The “new” Astana was basically the result of the government grasping at modernization and trying to break from the Soviet legacy with fistfuls of cash. They had commissioned futuristic theaters, an opera house that is supposed to be a rendition of the Sydney opera house, and the even a circus that looks like a shiny, metal flying saucer and flashes gaudily at night. Comically (is that the right word?), the opera house and circus are only used a few times a year at most.
Emanuel said most of the new buildings, built quickly and of questionable quality, also largely sat empty. Still, though, rent was incredibly expensive if you didn’t want to live in Soviet-era housing with prices that would exceed almost anything similar in a large European or US city. Why they were so expensive was still a mystery to Emanuel, and he sort of just figured it was due to the cartel nature of land and property development in the city. That is, a small group of people have control of the supply and do not allow others to enter the market, which allows them to artificially set the price instead of allowing market demand to do so.

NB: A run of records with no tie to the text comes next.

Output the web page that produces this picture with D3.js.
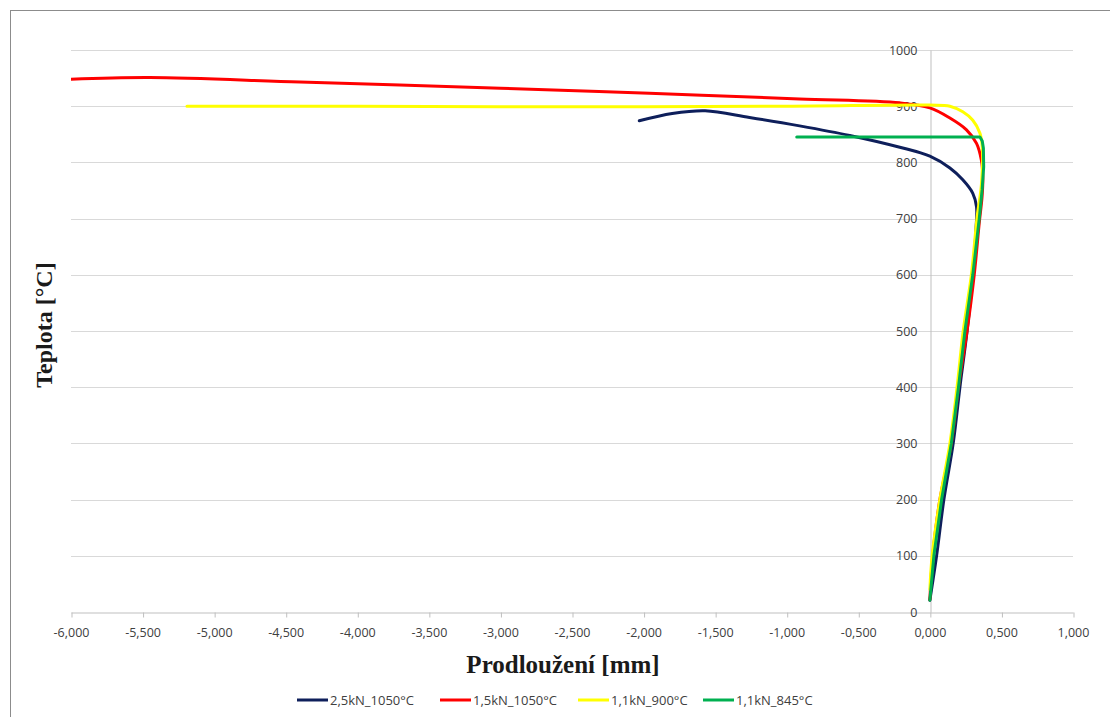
<!DOCTYPE html>
<html>
<head>
<meta charset="utf-8">
<script src="https://cdn.jsdelivr.net/npm/d3@7"></script>
<style>
  html, body { margin: 0; padding: 0; background: #fff; }
  svg { display: block; }
</style>
</head>
<body>
<svg id="chart" width="1110" height="717"></svg>
<script>
// Elongation [mm] vs temperature [°C] for four load / temperature regimes
const seriesNames = ["2,5kN_1050°C", "1,5kN_1050°C", "1,1kN_900°C", "1,1kN_845°C"];
const seriesColors = ["#0e1f5b", "#ff0000", "#ffff00", "#00b050"];

// 2,5kN_1050°C
const blueX = [0.000, 0.047, 0.098, 0.163, 0.210, 0.260, 0.300, 0.322, 0.326, 0.300, 0.230, 0.140, 0.000, -0.210, -0.560, -0.910, -1.260, -1.570, -1.800, -2.030];
const blueT = [21, 100, 200, 300, 400, 500, 600, 680, 721, 745, 769, 790, 811, 827, 848, 865, 880, 892, 887, 874];

// 1,5kN_1050°C
const redX = [0.000, 0.020, 0.070, 0.150, 0.200, 0.260, 0.310, 0.345, 0.365, 0.370, 0.360, 0.326, 0.256, 0.140, 0.000, -0.210, -0.910, -1.960, -3.000, -4.400, -5.450, -6.000];
const redT = [22, 100, 200, 300, 400, 500, 600, 692, 740, 775, 804, 834, 858, 879, 897, 906, 913, 923, 932, 943, 951, 948];

// 1,1kN_900°C
const yellowX = [0.000, 0.016, 0.070, 0.140, 0.190, 0.233, 0.290, 0.330, 0.360, 0.366, 0.350, 0.300, 0.230, 0.140, 0.000, -1.000, -2.500, -4.000, -5.190];
const yellowT = [40, 100, 200, 300, 400, 500, 600, 703, 760, 828, 852, 875, 890, 900, 902, 900, 899, 900, 900];

// 1,1kN_845°C
const greenX = [0.000, 0.028, 0.082, 0.150, 0.200, 0.245, 0.300, 0.345, 0.365, 0.376, 0.374, 0.366, 0.350, 0.000, -0.500, -0.930];
const greenT = [21, 100, 200, 300, 400, 500, 600, 700, 751, 792, 825, 838, 845, 845, 845, 845];

const xTicks = [-6, -5.5, -5, -4.5, -4, -3.5, -3, -2.5, -2, -1.5, -1, -0.5, 0, 0.5, 1];
const yTicks = [0, 100, 200, 300, 400, 500, 600, 700, 800, 900, 1000];

const svg = d3.select("#chart");
const plot = { left: 71, right: 1073, top: 50, bottom: 612 };

const x = d3.scaleLinear().domain([-6, 1]).range([plot.left, plot.right]);
const y = d3.scaleLinear().domain([0, 1000]).range([plot.bottom, plot.top]);

// chart frame
svg.append("rect")
  .attr("x", 10.5).attr("y", 10.5)
  .attr("width", 1120).attr("height", 720)
  .attr("fill", "#fff").attr("stroke", "#8c8c8c").attr("stroke-width", 1);

// horizontal gridlines
svg.append("g")
  .selectAll("line")
  .data(yTicks.filter(d => d > 0))
  .join("line")
  .attr("x1", plot.left).attr("x2", plot.right)
  .attr("y1", d => Math.round(y(d)) + 0.5).attr("y2", d => Math.round(y(d)) + 0.5)
  .attr("stroke", "#d9d9d9").attr("stroke-width", 1);

const tickFont = "'Open Sans', 'Liberation Sans', sans-serif";

// x axis along T = 0
const xAxis = d3.axisBottom(x)
  .tickValues(xTicks)
  .tickSize(5)
  .tickSizeOuter(0)
  .tickFormat(d => d3.format(".3f")(d).replace(".", ",").replace("−", "-"));

const gx = svg.append("g")
  .attr("transform", `translate(0,${Math.round(y(0)) + 0.5})`)
  .call(xAxis);
gx.select(".domain").attr("stroke", "#bfbfbf");
gx.selectAll(".tick line").attr("stroke", "#bfbfbf").attr("transform", "translate(0.5,0)");
gx.selectAll(".tick text")
  .attr("y", 16)
  .attr("fill", "#404040")
  .style("font-family", tickFont)
  .style("font-size", "12.5px");

// y axis crossing at x = 0
const yAxis = d3.axisLeft(y)
  .tickValues(yTicks)
  .tickSize(0)
  .tickPadding(13)
  .tickFormat(d3.format("d"));

const gy = svg.append("g")
  .attr("transform", `translate(${Math.round(x(0)) + 0.5},0)`)
  .call(yAxis);
gy.select(".domain").attr("stroke", "#bfbfbf");
gy.selectAll(".tick text")
  .attr("fill", "#404040")
  .style("font-family", tickFont)
  .style("font-size", "12.5px");

// series lines (the 845 °C run is a hold step, drawn with straight segments)
const smooth = d3.line()
  .x(d => x(d[0]))
  .y(d => y(d[1]))
  .curve(d3.curveCatmullRom.alpha(0.5));
const straight = d3.line()
  .x(d => x(d[0]))
  .y(d => y(d[1]));

const series = [
  { name: seriesNames[0], color: seriesColors[0], xs: blueX, ts: blueT, gen: smooth },
  { name: seriesNames[1], color: seriesColors[1], xs: redX, ts: redT, gen: smooth },
  { name: seriesNames[2], color: seriesColors[2], xs: yellowX, ts: yellowT, gen: smooth },
  { name: seriesNames[3], color: seriesColors[3], xs: greenX, ts: greenT, gen: straight }
];

svg.append("clipPath").attr("id", "plot-clip")
  .append("rect")
  .attr("x", plot.left).attr("y", plot.top - 10)
  .attr("width", plot.right - plot.left).attr("height", plot.bottom - plot.top + 10);

svg.append("g")
  .attr("clip-path", "url(#plot-clip)")
  .selectAll("path")
  .data(series)
  .join("path")
  .attr("d", s => s.gen(s.xs.map((v, i) => [v, s.ts[i]])))
  .attr("fill", "none")
  .attr("stroke", s => s.color)
  .attr("stroke-width", 3)
  .attr("stroke-linejoin", "round")
  .attr("stroke-linecap", "round");

// axis titles
svg.append("text")
  .attr("x", 563).attr("y", 673)
  .attr("text-anchor", "middle")
  .attr("fill", "#1a1a1a")
  .style("font-family", "'Liberation Serif', 'DejaVu Serif', serif")
  .style("font-weight", "bold")
  .style("font-size", "25px")
  .text("Prodloužení [mm]");

svg.append("text")
  .attr("transform", "translate(52,325) rotate(-90)")
  .attr("text-anchor", "middle")
  .attr("fill", "#1a1a1a")
  .style("font-family", "'Liberation Serif', 'DejaVu Serif', serif")
  .style("font-weight", "bold")
  .style("font-size", "24px")
  .text("Teplota [°C]");

// legend
const legendX = [297, 440, 578, 703];
const legend = svg.append("g")
  .selectAll("g")
  .data(series)
  .join("g")
  .attr("transform", (d, i) => `translate(${legendX[i]},700)`);
legend.append("line")
  .attr("x1", 0).attr("x2", 31)
  .attr("stroke", d => d.color).attr("stroke-width", 3);
legend.append("text")
  .attr("x", 33).attr("dy", "0.35em")
  .attr("fill", "#404040")
  .style("font-family", tickFont)
  .style("font-size", "13px")
  .text(d => d.name);
</script>
</body>
</html>
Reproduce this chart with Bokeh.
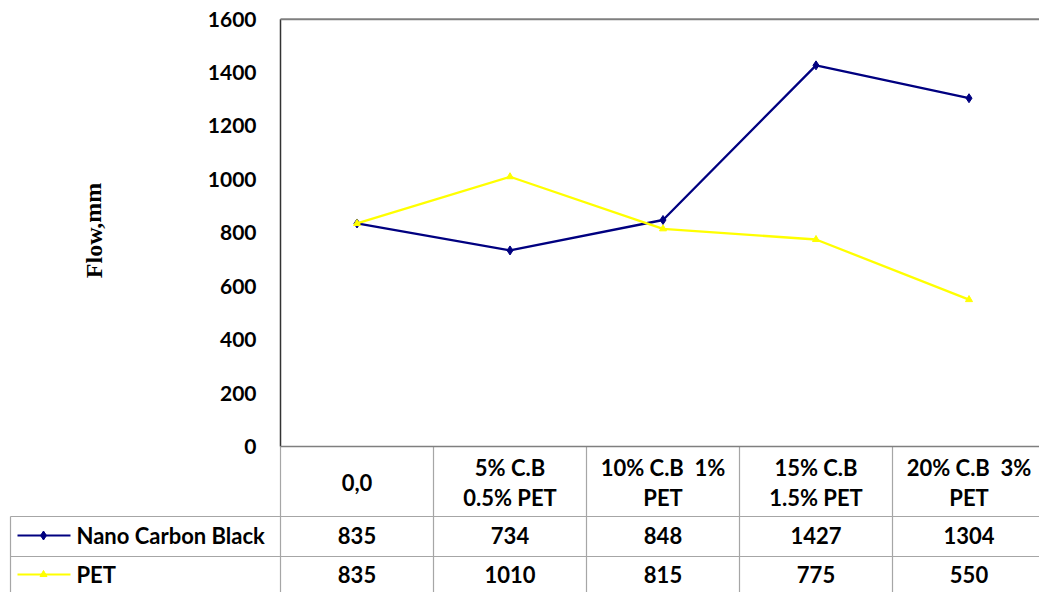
from bokeh.plotting import figure
from bokeh.models import Range1d
from bokeh.core.properties import value
from bokeh.embed import file_html
from bokeh.resources import INLINE

# ---- data ----
categories = ["0,0", "5% C.B\n0.5% PET", "10% C.B\u00a0 1%\nPET", "15% C.B\n1.5% PET", "20% C.B\u00a0 3%\nPET"]
nano_carbon_black = [835, 734, 848, 1427, 1304]
pet = [835, 1010, 815, 775, 550]
series_names = ["Nano Carbon Black", "PET"]
y_ticks = [0, 200, 400, 600, 800, 1000, 1200, 1400, 1600]
y_title = "Flow,mm"

# ---- layout helpers (page pixel -> data) ----
X0, CW = 280.0, 153.0          # page px of first category edge, px per category
Y0, KY = 446.0, 0.2671         # page px of value 0, px per unit
OFF = 0                        # page offset of the figure
def dx(px): return (px - X0) / CW
def dy(py): return (Y0 - py) / KY

W, H = 1039, 592
p = figure(width=W, height=H, output_backend="svg", toolbar_location=None,
           x_range=Range1d(dx(OFF), dx(OFF + W)), y_range=Range1d(dy(OFF + H), dy(OFF)),
           x_axis_location=None, y_axis_location=None,
           min_border=0, min_border_left=0, min_border_right=0,
           min_border_top=0, min_border_bottom=0)
p.outline_line_color = None
p.xgrid.visible = False
p.ygrid.visible = False
p.background_fill_color = "white"
p.border_fill_color = "white"

FONT = value("Lato")
FS = "21px"
FT = "22px"
n = len(categories)
xs = [i + 0.5 for i in range(n)]
ymax = y_ticks[-1]

# ---- frame ----
p.segment(x0=[0], y0=[0], x1=[0], y1=[ymax], line_color="#333333", line_width=1.5)
p.segment(x0=[0], y0=[ymax], x1=[dx(1060)], y1=[ymax], line_color="#7f7f7f", line_width=2)

# ---- table grid ----
ybot = dy(600)
row1_top, row2_top = dy(516), dy(556)
p.segment(x0=[i for i in range(n + 1)], y0=[0] * (n + 1), x1=[i for i in range(n + 1)], y1=[ybot] * (n + 1),
          line_color="#a6a6a6", line_width=1.2)
p.segment(x0=[dx(10), dx(10)], y0=[row1_top, row2_top], x1=[dx(1060), dx(1060)], y1=[row1_top, row2_top],
          line_color="#a6a6a6", line_width=1.2)
p.segment(x0=[dx(10)], y0=[row1_top], x1=[dx(10)], y1=[ybot], line_color="#a6a6a6", line_width=1.2)
p.segment(x0=[0], y0=[0], x1=[dx(1060)], y1=[0], line_color="#7f7f7f", line_width=1.5)

# ---- series ----
p.line(xs, nano_carbon_black, line_color="#000080", line_width=2.3)
p.scatter(xs, nano_carbon_black, marker="diamond", size=9, fill_color="#000080", line_color="#000080")
p.line(xs, pet, line_color="#FFFF00", line_width=2.3)
p.scatter(xs, pet, marker="triangle", size=7, fill_color="#FFFF00", line_color="#FFFF00")

# ---- y tick labels ----
p.text(x=[dx(256)] * len(y_ticks), y=y_ticks, text=[str(t) for t in y_ticks],
       text_font=FONT, text_font_style="bold", text_font_size=FS,
       text_align="right", text_baseline="middle", text_color="black")

# ---- y title ----
p.text(x=[dx(93)], y=[dy(230)], text=[y_title], angle=1.5708,
       text_font=value("Liberation Serif"), text_font_style="bold", text_font_size="24px",
       text_align="center", text_baseline="middle", text_color="black")

# ---- table header ----
p.text(x=xs, y=[dy(482)] * n, text=categories, text_font=FONT, text_font_style="bold",
       text_font_size=FT, text_align="center", text_baseline="middle",
       text_line_height=1.1, text_color="black")

# ---- table rows ----
r1y, r2y = dy(535), dy(574)
p.text(x=xs, y=[r1y] * n, text=[str(v) for v in nano_carbon_black], text_font=FONT,
       text_font_style="bold", text_font_size=FT, text_align="center", text_baseline="middle")
p.text(x=xs, y=[r2y] * n, text=[str(v) for v in pet], text_font=FONT,
       text_font_style="bold", text_font_size=FT, text_align="center", text_baseline="middle")

# legend keys
p.segment(x0=[dx(17), dx(17)], y0=[r1y, r2y], x1=[dx(70), dx(70)], y1=[r1y, r2y],
          line_color=["#000080", "#FFFF00"], line_width=2)
p.scatter([dx(43)], [r1y], marker="diamond", size=9, fill_color="#000080", line_color="#000080")
p.scatter([dx(43)], [r2y], marker="triangle", size=7, fill_color="#FFFF00", line_color="#FFFF00")
p.text(x=[dx(76), dx(76)], y=[r1y, r2y], text=series_names, text_font=FONT,
       text_font_style="bold", text_font_size=FT, text_align="left", text_baseline="middle")

open("out.html", "w").write(file_html(p, INLINE))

Emanuel was also at a loss to explain the quantity of nice cars in the city. He was very much aware that the average annual income was less than $7,000, but despite that there seemed to be no lack of Mercedes and BMWs cruising around. I had always thought it was sort of a status symbol for which people sacrificed other things to obtain, like a savings for education or good quality housing, but that still didn’t seem an adequate explanation. At first I thought he posed the question to me in a way that indicated he was going to tell me, but after I told him I had no idea he responded in the same way.
There is definitely a moneyed class in Kazakhstan associated with the government and oil production, but the quantity of people I saw shopping for luxury goods in the Khan Shatyr shopping mall (basically a futuristic-looking tent complete with an artificial beach) didn’t seem right. I suppose there was still massive poverty in the countryside among people who lived nomadically or in villages, and I was just seeing the sliver of people who picked the right straw.
It made me feel better about not really understanding the bizarre nature of the economy that Emanuel, intimately familiar with the economy, also couldn’t really make sense of it. It seemed there were too many layers of corruption and back room deals to break it apart and analyze like you could a more developed country’s economic system.
It was a classic rentier economy (http://en.wikipedia.org/wiki/Rentier_state), in which the government controls resources and then allocates funds, as opposed to something like the US in which private individuals pay taxes on their income from private production to fund the services of the government. This difference might be clarified if you listen to this podcast from Planet Money about the difference between Egypt and Libya (Libya is a rentier state).
In any case, Emanuel gave the government credit since they were seeking help about how to diversify the economy, a task which he was not particularly optimistic about. With a tiny population and global competition fierce in typical developing country manufacturing niches, some of the few options he saw for the country were agribusiness and continuing production of other natural resources.
He gently put it that the rich in the country might have to get used to a less profligate way of life when the oil tap is turned off. A friend of his described Astana as Las Vegas without the fun and Abu Dhabi without the beaches. I could also tell that the less well off were still in a tough place; I was outright cheated on a restaurant bill that was more than doubled when the workers noticed I was a foreigner (I just left with paying the bit that I owed without objection), there was bribe attempt when I was registering my visa (which is free, you can find my journey to get Kazakh visa registration here), and prices in the supermarket were a good 30-50% higher than what you would find in the US (everything is imported because very little is produced in Kazakhstan).
Besides that, I had a great time hanging out and talking with Emanuel, but the rest of Astana was, well, just weird. I had a mildly journalistic impulse to learn more about the city, but also wanted to get out and go to the (supposedly) much nicer Almaty as soon as possible. I almost felt bad about leaving Emanuel since Astana had so little to offer, but was heartened to find out that his girlfriend, a French girl he met working at the World Bank, would be coming to stay with him in the summer.